* **Task**: Tally the lines below that contain the word "Python", and give only that number.

Items from a data source:
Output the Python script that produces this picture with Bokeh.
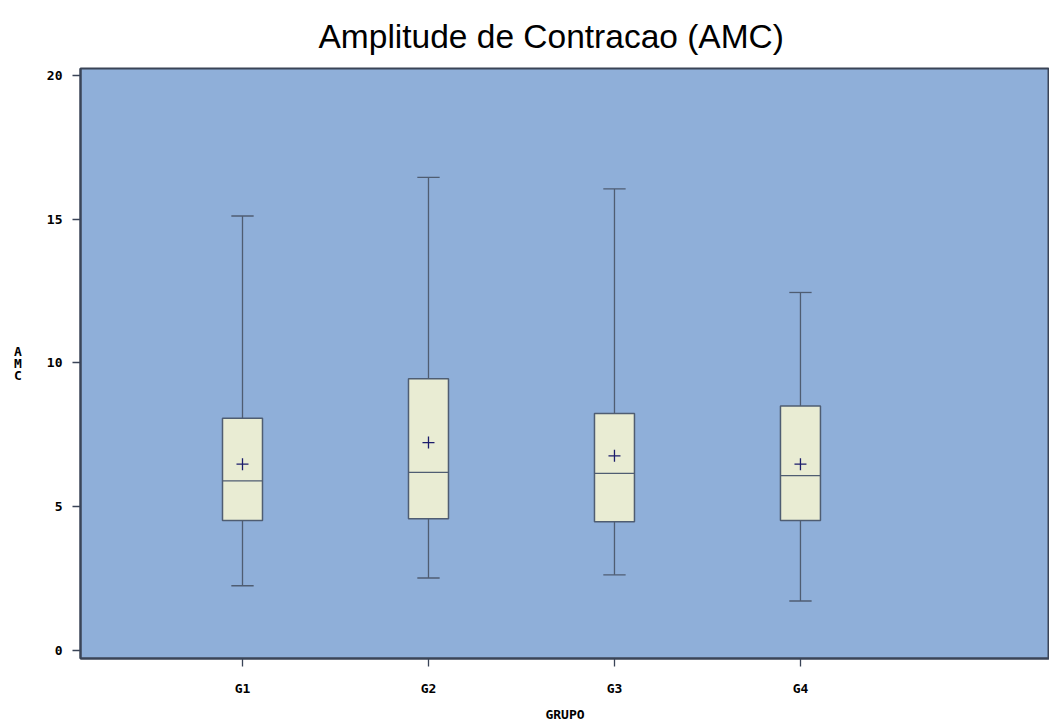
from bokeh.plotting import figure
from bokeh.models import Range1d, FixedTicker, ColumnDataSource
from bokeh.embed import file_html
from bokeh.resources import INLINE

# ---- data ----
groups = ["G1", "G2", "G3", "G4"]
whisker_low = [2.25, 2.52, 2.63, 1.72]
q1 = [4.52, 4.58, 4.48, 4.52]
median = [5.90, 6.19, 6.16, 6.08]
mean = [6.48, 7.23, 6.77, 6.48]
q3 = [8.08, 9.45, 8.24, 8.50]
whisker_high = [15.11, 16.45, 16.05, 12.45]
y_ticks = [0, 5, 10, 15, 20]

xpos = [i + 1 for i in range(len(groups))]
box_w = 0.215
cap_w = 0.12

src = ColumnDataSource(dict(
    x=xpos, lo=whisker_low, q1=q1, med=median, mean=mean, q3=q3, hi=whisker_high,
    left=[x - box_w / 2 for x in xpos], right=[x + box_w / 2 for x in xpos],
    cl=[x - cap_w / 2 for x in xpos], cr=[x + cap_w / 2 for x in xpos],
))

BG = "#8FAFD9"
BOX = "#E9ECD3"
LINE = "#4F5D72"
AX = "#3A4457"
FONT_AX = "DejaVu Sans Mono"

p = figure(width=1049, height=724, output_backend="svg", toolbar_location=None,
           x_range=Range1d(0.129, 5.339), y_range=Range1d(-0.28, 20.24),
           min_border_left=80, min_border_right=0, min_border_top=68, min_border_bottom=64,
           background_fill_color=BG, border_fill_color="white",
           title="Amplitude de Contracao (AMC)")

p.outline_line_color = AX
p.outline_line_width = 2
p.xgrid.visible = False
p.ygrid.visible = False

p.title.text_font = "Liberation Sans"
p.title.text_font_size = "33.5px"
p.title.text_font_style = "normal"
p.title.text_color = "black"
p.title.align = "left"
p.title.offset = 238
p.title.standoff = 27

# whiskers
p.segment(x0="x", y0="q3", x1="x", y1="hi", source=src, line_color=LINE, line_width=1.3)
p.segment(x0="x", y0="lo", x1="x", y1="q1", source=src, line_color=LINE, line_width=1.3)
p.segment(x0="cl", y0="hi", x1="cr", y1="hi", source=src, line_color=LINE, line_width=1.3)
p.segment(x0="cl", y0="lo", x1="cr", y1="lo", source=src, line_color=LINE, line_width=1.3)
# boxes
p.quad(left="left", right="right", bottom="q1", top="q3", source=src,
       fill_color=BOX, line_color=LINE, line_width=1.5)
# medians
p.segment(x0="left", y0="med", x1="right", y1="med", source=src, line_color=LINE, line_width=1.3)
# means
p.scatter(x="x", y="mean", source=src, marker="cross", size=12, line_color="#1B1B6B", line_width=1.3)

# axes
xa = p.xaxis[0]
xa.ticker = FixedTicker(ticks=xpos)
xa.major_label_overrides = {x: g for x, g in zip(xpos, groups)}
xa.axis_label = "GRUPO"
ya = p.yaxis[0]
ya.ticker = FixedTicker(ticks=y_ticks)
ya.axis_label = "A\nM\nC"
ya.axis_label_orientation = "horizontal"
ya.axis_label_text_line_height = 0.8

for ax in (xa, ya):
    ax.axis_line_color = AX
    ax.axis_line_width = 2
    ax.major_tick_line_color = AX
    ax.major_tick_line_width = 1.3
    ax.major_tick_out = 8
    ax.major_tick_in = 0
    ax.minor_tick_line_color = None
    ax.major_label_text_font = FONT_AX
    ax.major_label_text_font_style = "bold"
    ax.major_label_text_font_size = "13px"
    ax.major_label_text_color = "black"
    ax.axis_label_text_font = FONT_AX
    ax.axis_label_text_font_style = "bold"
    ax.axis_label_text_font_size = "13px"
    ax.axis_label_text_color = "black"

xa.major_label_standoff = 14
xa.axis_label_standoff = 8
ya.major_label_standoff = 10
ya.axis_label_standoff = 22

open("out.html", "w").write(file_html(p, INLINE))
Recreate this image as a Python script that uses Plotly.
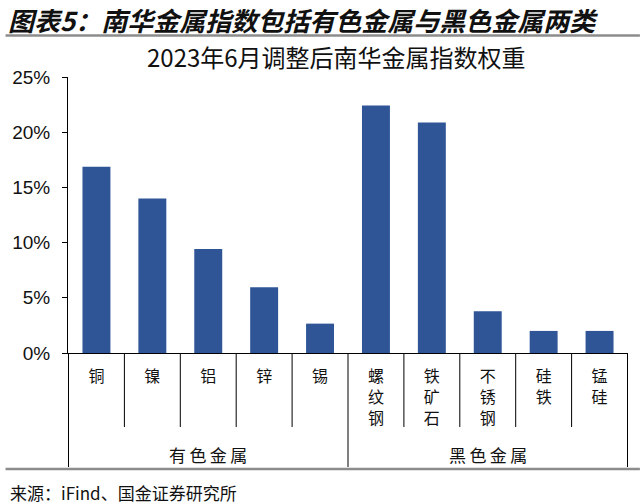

* **Result**: 2